In IIS, applications are hosted by an internal IIS COM component called the Web Application Manager (WAM). The WAM controls loading and interfacing with ISAPI DLLs-including asp.dll, the ASP runtime-and communicates with them every time a request is received from a browser. The WAM itself is a COM component and can be run in the IIS process or isolated in a separate process. Each IIS application has an instance of the WAM. MTS, a runtime environment for COM components, hosts the WAM object and each of its instances.
IIS maintains a pointer to a WAM object for each application. When you select the "Run in separate memory space" checkbox, the WAM moves your application from the IIS process into a separate, isolated process. So how does MTS figure into the story? To move your application into a separate package, the WAM calls MTS administrative objects to create a new package, generate a Globally Unique Identifier (GUID) for the application to register it as a new component in the MTS runtime, and then configure the package to run out-of-process. Basically, the WAM is automating all the steps that you would take in the MTS Explorer to make your IIS application a separate MTS package.
Since the MTS Explorer shares the same console with the ISM, you can see a graphical representation of the process in which your application is running. For example, Figure 4 shows that the IISHelp application is a component in the MTS package for applications running in the IIS process. This means that if the IISHelp application breaks, your IIS server may go down with all applications on board.
Figure 4: In-process IISHelp shown in MMC
As you can see in Figure 4, the component named IISWAM.1_ROOT_IISHELP_ indicates that your IISHelp application is running in the IIS process (or in MTS terms, the IIS In-Process Applications package).
If you run your ISAPI-based application in isolation from the IIS process, your program is automatically made into a separate process hosted in the MTS runtime environment. As shown in Figure 5, the MTS runtime environment sees all applications running in the IIS process as a single process. If you run an isolated application, that application executes in its own memory space within the MTS runtime.
In the MTS world, an application is depicted as a package, and an isolated application will appear as a new package in the MTS Explorer. Figure 6 shows you what the IISHelp application (which has been renamed to IIS - {Administration Web Site//ROOT/IISHELP/}) looks like in the MTS Explorer when it's isolated from the IIS process.

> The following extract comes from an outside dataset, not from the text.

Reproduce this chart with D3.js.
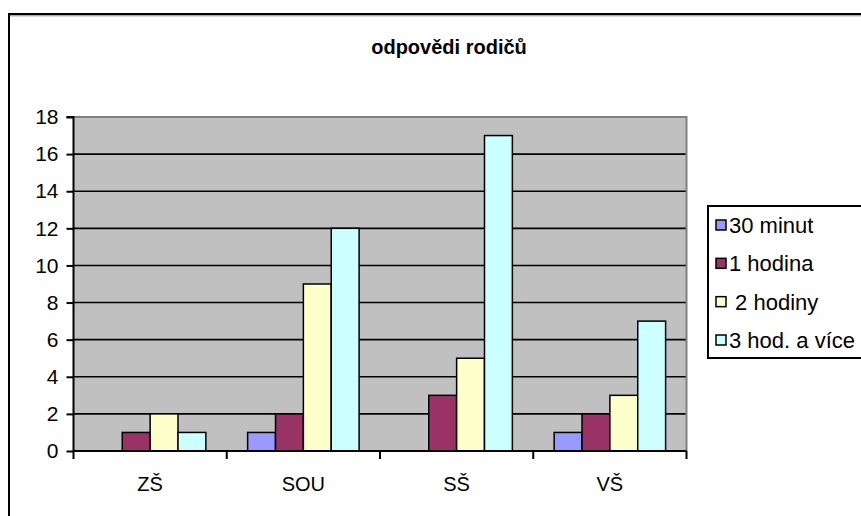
<!DOCTYPE html>
<html>
<head>
<meta charset="utf-8">
<script src="https://cdn.jsdelivr.net/npm/d3@7/dist/d3.min.js"></script>
<style>
  html, body { margin: 0; padding: 0; background: #fff; }
  svg { display: block; font-family: "Liberation Sans", Arial, sans-serif; }
</style>
</head>
<body>
<svg id="chart" width="861" height="516"></svg>
<script>
const categories = ["ZŠ", "SOU", "SŠ", "VŠ"];
const seriesNames = ["30 minut", "1 hodina", " 2 hodiny", "3 hod. a více"];
const s30min = [0, 1, 0, 1];
const s1hod = [1, 2, 3, 2];
const s2hod = [2, 9, 5, 3];
const s3hod = [1, 12, 17, 7];
const seriesColors = ["#9999FF", "#993366", "#FFFFCC", "#CCFFFF"];
const yTicks = [0, 2, 4, 6, 8, 10, 12, 14, 16, 18];
const title = "odpovědi rodičů";

const seriesValues = [s30min, s1hod, s2hod, s3hod];
const data = categories.map((c, i) => ({
  cat: c,
  vals: seriesValues.map((s, j) => ({ key: j, value: s[i] }))
}));

const svg = d3.select("#chart");
const plot = { left: 73.5, top: 117, right: 686.5, bottom: 451 };

// outer border
svg.append("rect").attr("x", 9).attr("y", 14).attr("width", 900).attr("height", 560)
  .attr("fill", "none").attr("stroke", "#000").attr("stroke-width", 2);
svg.append("line").attr("x1", 10).attr("x2", 861).attr("y1", 15.8).attr("y2", 15.8)
  .attr("stroke", "#888").attr("stroke-width", 1);

// title
svg.append("text").attr("x", 449).attr("y", 54).attr("text-anchor", "middle")
  .attr("font-weight", "bold").attr("font-size", 20).text(title);

const x0 = d3.scaleBand().domain(categories).range([plot.left, plot.right]).paddingInner(0).paddingOuter(0);
const catW = x0.bandwidth();
const barW = catW / (seriesNames.length + 1.5);
const x1 = d3.scaleBand().domain(d3.range(seriesNames.length))
  .range([barW * 0.75, barW * 0.75 + barW * seriesNames.length]);
const y = d3.scaleLinear().domain([0, 18]).range([plot.bottom, plot.top]);

// plot background
svg.append("rect").attr("x", plot.left).attr("y", plot.top)
  .attr("width", plot.right - plot.left).attr("height", plot.bottom - plot.top)
  .attr("fill", "#C0C0C0");

// gridlines
svg.append("g").selectAll("line").data(yTicks.filter(d => d > 0 && d < 18)).join("line")
  .attr("x1", plot.left).attr("x2", plot.right)
  .attr("y1", d => y(d)).attr("y2", d => y(d))
  .attr("stroke", "#000").attr("stroke-width", 1.6);

// plot top & right border (gray)
svg.append("path")
  .attr("d", `M${plot.left},${plot.top}H${plot.right}V${plot.bottom}`)
  .attr("fill", "none").attr("stroke", "#808080").attr("stroke-width", 2);

// bars
const groups = svg.append("g").selectAll("g").data(data).join("g")
  .attr("transform", d => `translate(${x0(d.cat)},0)`);
groups.selectAll("rect").data(d => d.vals.filter(v => v.value > 0)).join("rect")
  .attr("x", d => x1(d.key)).attr("width", x1.bandwidth())
  .attr("y", d => y(d.value)).attr("height", d => y(0) - y(d.value))
  .attr("fill", d => seriesColors[d.key])
  .attr("stroke", "#000").attr("stroke-width", 1.5);

// y axis
const yAxis = d3.axisLeft(y).tickValues(yTicks).tickSize(7).tickPadding(8);
const gy = svg.append("g").attr("transform", `translate(${plot.left},0)`).call(yAxis);
gy.select(".domain").attr("stroke", "#000").attr("stroke-width", 2).attr("d", `M-7,${plot.top}H0V${plot.bottom}`);
gy.selectAll(".tick line").attr("stroke", "#000").attr("stroke-width", 2);
gy.selectAll(".tick text").attr("font-size", 21).attr("fill", "#000")
  .attr("font-family", "Liberation Sans, Arial, sans-serif");

// x axis
const xAxis = d3.axisBottom(x0).tickSize(0).tickPadding(26);
const gx = svg.append("g").attr("transform", `translate(0,${plot.bottom})`).call(xAxis);
gx.select(".domain").attr("stroke", "#000").attr("stroke-width", 2).attr("d", `M${plot.left},0H${plot.right}`);
gx.selectAll(".tick text").attr("font-size", 20).attr("fill", "#000")
  .attr("font-family", "Liberation Sans, Arial, sans-serif");
// category boundary ticks
const bounds = categories.map(c => x0(c)).concat([plot.right]);
gx.append("g").selectAll("line").data(bounds).join("line")
  .attr("x1", d => d).attr("x2", d => d).attr("y1", 0).attr("y2", 8)
  .attr("stroke", "#000").attr("stroke-width", 2);

// legend
const lg = svg.append("g");
lg.append("rect").attr("x", 708).attr("y", 206).attr("width", 200).attr("height", 152)
  .attr("fill", "#fff").attr("stroke", "#000").attr("stroke-width", 2);
const rowY = d3.scalePoint().domain(d3.range(seriesNames.length)).range([225, 340]);
const items = lg.selectAll("g.item").data(seriesNames).join("g").attr("class", "item")
  .attr("transform", (d, i) => `translate(0,${rowY(i)})`);
items.append("rect").attr("x", 716).attr("y", -5).attr("width", 10).attr("height", 10)
  .attr("fill", (d, i) => seriesColors[i]).attr("stroke", "#000").attr("stroke-width", 1.5);
items.append("text").attr("x", 729).attr("y", 0).attr("dy", "0.36em")
  .attr("font-size", 22).attr("xml:space", "preserve").style("white-space", "pre").text(d => d);
</script>
</body>
</html>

Figure 6: Isolated IISHelp in MTS Explorer
You want a Web server that is as robust and manageable as it is powerful. The process isolation provided by MTS and IIS 4.0 allows you to host new or unstable applications without having your entire server blow up in the event of an application-fatal error. With IIS 4.0, your Web server can gracefully tolerate failures with minimal disruption to clients of other applications on your production site. Combine those features with the ease of administration through the integrated console and you have a safer, more robust server as one part of a multifaceted IIS 4.0 package.